• PROBLEM TO WORK ON
Leave out all pictures and give back precisely the lines from the line with "Write self-contained HTML" to the line with "</body></html>", including those two lines.

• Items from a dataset

◆ ◆ ◆

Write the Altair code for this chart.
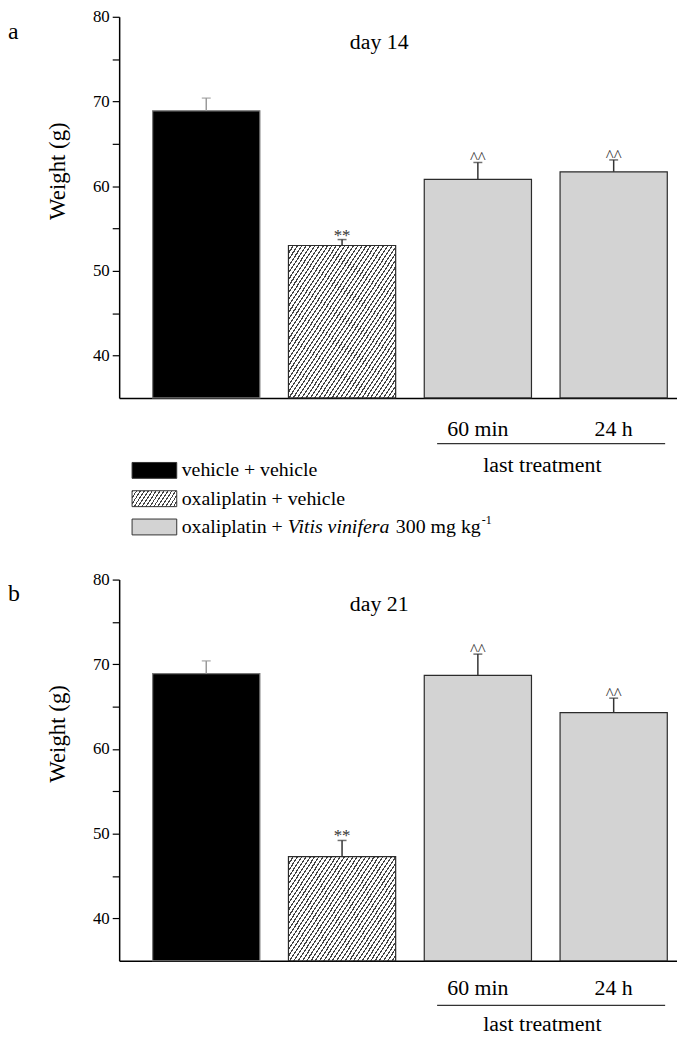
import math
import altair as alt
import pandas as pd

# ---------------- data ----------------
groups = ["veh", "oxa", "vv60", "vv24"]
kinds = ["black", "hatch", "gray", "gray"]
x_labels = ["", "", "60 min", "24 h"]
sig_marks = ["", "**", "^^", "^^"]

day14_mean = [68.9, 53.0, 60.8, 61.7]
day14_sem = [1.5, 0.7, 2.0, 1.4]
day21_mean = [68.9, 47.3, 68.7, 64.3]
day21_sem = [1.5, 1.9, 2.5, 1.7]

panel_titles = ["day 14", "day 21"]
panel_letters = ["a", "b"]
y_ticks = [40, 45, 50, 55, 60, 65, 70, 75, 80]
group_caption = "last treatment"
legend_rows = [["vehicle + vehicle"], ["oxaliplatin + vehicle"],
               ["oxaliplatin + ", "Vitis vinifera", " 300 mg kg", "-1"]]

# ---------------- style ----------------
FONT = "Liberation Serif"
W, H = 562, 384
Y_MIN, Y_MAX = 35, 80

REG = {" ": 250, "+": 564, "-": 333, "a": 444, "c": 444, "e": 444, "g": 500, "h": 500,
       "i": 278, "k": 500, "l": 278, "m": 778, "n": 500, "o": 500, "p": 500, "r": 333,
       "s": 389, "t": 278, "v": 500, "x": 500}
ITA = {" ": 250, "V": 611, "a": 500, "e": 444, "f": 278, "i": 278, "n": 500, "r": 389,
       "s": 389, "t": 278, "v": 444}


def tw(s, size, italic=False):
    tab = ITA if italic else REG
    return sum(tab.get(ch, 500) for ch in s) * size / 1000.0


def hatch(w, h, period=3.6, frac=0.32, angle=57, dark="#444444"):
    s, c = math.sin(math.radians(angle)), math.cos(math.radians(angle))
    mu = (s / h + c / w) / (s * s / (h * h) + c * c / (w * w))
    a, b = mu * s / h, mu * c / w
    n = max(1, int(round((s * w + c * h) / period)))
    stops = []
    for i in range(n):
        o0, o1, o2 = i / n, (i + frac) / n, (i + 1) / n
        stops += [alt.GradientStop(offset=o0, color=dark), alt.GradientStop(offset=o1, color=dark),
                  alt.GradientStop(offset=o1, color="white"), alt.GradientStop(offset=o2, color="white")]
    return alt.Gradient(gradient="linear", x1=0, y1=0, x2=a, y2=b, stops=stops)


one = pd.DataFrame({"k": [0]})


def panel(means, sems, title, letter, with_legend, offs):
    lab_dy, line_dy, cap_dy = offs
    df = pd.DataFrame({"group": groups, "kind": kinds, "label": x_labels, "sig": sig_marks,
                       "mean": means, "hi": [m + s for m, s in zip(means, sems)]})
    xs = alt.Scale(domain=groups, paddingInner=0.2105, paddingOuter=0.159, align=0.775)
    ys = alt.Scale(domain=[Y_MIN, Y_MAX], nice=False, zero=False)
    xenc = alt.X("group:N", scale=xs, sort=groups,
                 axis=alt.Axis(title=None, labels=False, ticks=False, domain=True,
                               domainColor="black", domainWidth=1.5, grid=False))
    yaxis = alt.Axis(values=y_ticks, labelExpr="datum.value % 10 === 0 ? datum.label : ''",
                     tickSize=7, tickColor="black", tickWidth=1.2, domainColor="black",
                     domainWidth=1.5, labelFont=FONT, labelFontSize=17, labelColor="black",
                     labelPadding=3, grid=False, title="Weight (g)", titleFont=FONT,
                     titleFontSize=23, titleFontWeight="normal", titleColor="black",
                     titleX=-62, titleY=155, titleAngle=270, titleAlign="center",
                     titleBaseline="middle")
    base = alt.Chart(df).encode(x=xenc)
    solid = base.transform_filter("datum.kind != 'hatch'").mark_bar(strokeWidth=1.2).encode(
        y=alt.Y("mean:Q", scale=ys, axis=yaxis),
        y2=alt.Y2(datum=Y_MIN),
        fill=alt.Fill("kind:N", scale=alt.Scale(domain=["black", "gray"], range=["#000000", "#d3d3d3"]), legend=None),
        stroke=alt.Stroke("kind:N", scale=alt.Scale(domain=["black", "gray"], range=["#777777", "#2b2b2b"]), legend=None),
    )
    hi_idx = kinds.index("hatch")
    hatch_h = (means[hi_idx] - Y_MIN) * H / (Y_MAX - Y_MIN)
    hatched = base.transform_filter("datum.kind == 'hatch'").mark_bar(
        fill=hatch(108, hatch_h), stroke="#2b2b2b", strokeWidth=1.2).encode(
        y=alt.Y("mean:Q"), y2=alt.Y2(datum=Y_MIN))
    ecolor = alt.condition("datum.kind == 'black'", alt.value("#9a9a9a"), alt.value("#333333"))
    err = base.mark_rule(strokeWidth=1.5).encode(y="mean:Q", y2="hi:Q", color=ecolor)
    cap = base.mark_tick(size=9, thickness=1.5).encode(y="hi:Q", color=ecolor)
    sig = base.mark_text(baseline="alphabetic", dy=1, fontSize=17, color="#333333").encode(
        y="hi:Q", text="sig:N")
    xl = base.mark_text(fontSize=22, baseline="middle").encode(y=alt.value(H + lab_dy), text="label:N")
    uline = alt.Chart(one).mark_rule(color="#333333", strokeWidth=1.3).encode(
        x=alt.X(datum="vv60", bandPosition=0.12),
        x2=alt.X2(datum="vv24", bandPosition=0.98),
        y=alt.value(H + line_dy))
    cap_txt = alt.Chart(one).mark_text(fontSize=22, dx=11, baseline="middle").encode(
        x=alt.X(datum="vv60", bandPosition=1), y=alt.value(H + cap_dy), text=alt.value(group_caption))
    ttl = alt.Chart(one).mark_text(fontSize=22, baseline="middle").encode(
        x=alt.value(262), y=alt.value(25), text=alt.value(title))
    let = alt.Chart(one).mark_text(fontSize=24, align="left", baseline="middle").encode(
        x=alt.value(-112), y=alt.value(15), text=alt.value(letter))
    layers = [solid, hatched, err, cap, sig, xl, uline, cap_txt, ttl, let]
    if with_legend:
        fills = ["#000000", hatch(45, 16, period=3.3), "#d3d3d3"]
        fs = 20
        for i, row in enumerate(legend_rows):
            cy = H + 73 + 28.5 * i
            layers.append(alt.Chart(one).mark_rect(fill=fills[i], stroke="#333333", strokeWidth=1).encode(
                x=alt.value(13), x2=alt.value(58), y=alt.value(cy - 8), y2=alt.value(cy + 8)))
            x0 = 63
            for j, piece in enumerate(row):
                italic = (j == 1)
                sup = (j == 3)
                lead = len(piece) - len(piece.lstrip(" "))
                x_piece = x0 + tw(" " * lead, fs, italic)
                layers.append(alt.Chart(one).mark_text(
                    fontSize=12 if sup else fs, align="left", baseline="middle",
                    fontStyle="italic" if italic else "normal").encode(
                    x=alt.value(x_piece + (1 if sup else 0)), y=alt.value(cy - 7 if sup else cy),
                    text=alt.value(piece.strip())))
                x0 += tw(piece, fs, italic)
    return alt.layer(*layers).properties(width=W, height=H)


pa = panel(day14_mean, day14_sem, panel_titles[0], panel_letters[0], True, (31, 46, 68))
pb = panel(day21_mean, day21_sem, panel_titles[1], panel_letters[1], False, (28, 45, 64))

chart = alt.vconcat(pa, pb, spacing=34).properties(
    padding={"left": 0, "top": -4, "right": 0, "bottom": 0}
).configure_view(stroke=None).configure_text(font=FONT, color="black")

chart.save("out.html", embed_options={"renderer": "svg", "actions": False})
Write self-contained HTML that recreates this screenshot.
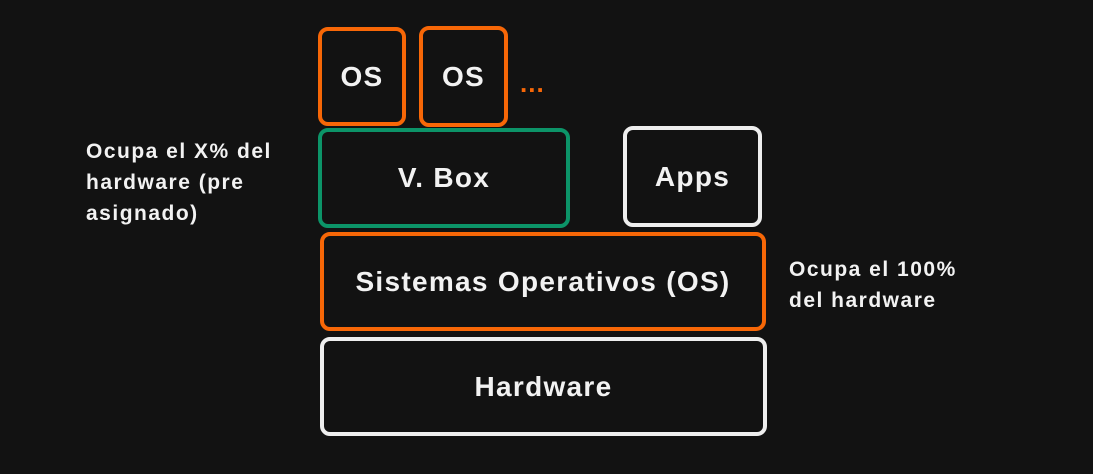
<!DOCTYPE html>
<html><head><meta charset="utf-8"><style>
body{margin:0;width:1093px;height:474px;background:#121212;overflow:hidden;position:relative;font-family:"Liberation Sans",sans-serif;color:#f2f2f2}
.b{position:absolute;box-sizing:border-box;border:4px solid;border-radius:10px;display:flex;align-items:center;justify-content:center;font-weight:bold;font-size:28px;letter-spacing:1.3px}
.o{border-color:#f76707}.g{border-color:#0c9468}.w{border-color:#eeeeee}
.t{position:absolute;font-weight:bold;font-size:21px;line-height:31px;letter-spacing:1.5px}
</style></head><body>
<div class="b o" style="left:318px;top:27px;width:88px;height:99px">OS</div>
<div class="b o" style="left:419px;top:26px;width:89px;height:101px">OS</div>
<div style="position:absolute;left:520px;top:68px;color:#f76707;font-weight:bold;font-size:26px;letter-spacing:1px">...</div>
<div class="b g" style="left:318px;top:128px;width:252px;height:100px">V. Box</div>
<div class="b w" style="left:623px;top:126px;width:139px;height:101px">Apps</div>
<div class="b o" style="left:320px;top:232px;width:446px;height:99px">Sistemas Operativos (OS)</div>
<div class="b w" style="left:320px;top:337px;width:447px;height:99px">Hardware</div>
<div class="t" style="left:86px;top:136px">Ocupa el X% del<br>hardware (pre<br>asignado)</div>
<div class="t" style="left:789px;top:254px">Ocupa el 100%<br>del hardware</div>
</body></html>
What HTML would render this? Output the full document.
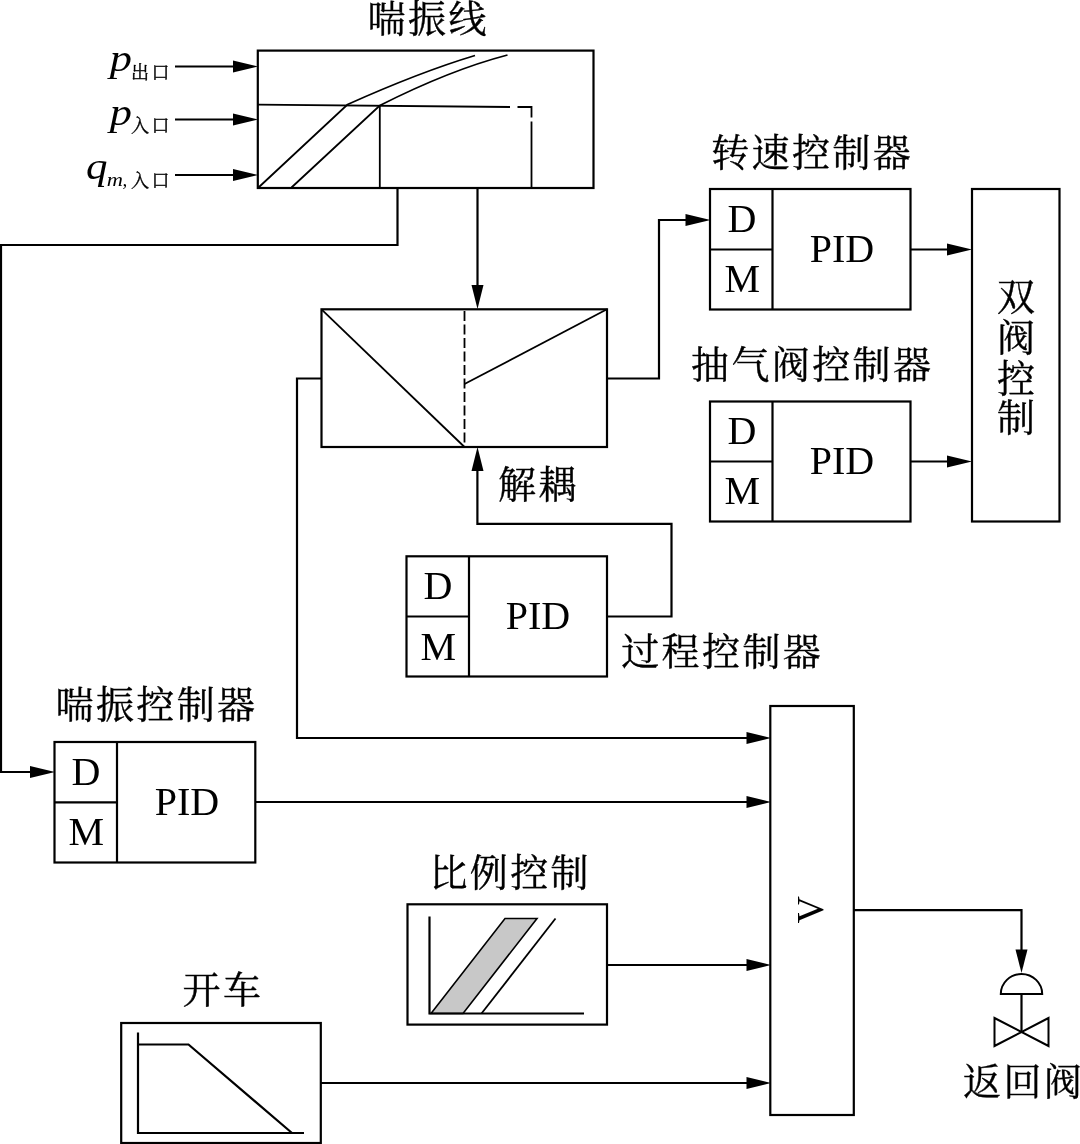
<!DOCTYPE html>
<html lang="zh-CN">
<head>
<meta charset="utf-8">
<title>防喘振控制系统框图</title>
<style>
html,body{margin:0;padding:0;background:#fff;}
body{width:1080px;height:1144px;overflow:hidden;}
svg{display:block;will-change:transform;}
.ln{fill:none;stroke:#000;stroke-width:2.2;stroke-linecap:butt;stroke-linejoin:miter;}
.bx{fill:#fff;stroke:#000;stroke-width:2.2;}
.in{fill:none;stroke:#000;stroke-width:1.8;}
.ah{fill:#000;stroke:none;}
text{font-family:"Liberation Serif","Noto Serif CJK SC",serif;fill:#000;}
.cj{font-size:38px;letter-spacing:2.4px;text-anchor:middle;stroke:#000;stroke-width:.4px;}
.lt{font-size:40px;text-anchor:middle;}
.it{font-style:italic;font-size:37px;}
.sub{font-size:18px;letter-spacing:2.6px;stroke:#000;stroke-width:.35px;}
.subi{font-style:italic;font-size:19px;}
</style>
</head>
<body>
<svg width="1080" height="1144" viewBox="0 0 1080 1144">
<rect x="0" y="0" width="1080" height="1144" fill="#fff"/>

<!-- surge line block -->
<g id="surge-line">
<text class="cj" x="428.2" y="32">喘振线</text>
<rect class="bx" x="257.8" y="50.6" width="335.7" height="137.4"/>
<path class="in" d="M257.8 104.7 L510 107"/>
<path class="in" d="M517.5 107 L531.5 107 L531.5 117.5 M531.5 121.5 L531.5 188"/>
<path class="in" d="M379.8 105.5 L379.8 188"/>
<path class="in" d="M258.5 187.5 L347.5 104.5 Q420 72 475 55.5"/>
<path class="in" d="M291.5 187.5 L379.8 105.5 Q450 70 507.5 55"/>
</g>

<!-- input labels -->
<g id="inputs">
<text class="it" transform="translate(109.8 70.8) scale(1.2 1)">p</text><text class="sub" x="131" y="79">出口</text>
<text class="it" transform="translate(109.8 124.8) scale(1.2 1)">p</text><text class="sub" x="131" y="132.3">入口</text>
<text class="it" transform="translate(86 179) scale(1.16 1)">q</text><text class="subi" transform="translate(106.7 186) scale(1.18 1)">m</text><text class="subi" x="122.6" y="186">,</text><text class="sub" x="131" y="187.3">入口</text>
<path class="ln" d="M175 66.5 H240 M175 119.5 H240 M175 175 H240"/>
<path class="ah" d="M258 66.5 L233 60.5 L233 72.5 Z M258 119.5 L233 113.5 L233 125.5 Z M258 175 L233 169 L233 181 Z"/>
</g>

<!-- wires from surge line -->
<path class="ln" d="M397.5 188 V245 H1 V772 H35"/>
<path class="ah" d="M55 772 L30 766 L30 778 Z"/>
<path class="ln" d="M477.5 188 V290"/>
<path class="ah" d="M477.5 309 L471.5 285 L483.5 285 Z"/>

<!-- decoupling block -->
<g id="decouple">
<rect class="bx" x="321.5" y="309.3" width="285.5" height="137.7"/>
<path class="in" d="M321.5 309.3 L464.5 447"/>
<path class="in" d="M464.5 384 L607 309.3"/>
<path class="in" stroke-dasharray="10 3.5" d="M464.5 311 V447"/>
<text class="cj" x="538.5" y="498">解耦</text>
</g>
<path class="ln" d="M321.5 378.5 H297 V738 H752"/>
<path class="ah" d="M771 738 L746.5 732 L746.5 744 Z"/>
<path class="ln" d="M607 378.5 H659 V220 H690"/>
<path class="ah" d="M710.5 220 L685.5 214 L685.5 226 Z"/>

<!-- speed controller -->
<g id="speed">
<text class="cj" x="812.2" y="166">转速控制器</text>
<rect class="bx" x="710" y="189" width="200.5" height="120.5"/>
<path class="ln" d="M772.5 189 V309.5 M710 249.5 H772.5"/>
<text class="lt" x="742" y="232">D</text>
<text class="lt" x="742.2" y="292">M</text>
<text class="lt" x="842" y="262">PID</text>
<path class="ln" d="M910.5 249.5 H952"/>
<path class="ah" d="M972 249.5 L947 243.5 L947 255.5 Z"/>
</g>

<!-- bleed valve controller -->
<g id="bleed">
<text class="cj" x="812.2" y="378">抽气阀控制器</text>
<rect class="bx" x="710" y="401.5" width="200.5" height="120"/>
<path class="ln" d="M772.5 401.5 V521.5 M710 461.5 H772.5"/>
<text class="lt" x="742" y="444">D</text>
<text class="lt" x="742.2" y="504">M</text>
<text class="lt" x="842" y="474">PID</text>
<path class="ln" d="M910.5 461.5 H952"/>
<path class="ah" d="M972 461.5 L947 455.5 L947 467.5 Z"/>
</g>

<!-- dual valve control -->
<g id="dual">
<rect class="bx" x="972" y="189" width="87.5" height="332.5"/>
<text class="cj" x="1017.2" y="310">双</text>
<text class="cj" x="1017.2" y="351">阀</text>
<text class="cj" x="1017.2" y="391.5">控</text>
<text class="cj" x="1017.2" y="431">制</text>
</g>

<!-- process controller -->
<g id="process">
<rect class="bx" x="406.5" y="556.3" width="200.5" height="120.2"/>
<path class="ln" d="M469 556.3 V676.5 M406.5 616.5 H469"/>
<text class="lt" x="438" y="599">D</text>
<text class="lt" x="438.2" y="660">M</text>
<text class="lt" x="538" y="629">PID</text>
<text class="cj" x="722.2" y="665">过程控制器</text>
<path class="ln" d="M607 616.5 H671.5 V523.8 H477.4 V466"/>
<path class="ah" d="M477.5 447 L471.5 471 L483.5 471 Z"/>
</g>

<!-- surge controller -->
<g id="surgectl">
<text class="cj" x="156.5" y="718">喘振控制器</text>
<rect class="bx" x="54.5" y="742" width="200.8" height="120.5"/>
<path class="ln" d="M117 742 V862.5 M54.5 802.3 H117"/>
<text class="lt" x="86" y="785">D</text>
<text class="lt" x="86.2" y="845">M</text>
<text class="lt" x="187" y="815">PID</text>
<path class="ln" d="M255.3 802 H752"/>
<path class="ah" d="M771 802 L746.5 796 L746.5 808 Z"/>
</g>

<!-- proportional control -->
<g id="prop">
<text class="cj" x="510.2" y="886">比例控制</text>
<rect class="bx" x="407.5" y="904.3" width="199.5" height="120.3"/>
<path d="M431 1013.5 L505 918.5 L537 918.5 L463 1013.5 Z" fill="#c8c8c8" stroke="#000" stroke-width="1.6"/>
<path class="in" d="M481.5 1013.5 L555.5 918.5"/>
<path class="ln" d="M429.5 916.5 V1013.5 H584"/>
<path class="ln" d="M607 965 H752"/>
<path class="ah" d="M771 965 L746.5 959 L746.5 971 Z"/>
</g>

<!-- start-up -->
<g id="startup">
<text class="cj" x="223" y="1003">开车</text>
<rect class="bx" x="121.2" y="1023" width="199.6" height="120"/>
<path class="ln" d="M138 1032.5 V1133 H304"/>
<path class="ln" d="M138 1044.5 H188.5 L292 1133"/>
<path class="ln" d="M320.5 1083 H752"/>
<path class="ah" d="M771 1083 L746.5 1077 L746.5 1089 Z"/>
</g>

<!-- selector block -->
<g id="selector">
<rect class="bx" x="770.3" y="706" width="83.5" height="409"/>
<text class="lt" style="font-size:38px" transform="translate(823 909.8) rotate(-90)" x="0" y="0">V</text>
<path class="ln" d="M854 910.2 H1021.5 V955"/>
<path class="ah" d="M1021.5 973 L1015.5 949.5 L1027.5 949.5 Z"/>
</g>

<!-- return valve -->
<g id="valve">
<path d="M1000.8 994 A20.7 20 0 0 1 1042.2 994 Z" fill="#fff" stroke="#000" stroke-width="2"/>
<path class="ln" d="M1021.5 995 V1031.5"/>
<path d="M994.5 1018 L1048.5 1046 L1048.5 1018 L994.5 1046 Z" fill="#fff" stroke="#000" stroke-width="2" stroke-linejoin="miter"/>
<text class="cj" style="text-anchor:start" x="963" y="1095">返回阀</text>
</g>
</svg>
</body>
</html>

◆ ◆ ◆

• SOLUTION
Write self-contained HTML that recreates this screenshot.
<!DOCTYPE html>
<html><head><meta charset="utf-8"><style>
body{margin:0;width:1093px;height:474px;background:#121212;overflow:hidden;position:relative;font-family:"Liberation Sans",sans-serif;color:#f2f2f2}
.b{position:absolute;box-sizing:border-box;border:4px solid;border-radius:10px;display:flex;align-items:center;justify-content:center;font-weight:bold;font-size:28px;letter-spacing:1.3px}
.o{border-color:#f76707}.g{border-color:#0c9468}.w{border-color:#eeeeee}
.t{position:absolute;font-weight:bold;font-size:21px;line-height:31px;letter-spacing:1.5px}
</style></head><body>
<div class="b o" style="left:318px;top:27px;width:88px;height:99px">OS</div>
<div class="b o" style="left:419px;top:26px;width:89px;height:101px">OS</div>
<div style="position:absolute;left:520px;top:68px;color:#f76707;font-weight:bold;font-size:26px;letter-spacing:1px">...</div>
<div class="b g" style="left:318px;top:128px;width:252px;height:100px">V. Box</div>
<div class="b w" style="left:623px;top:126px;width:139px;height:101px">Apps</div>
<div class="b o" style="left:320px;top:232px;width:446px;height:99px">Sistemas Operativos (OS)</div>
<div class="b w" style="left:320px;top:337px;width:447px;height:99px">Hardware</div>
<div class="t" style="left:86px;top:136px">Ocupa el X% del<br>hardware (pre<br>asignado)</div>
<div class="t" style="left:789px;top:254px">Ocupa el 100%<br>del hardware</div>
</body></html>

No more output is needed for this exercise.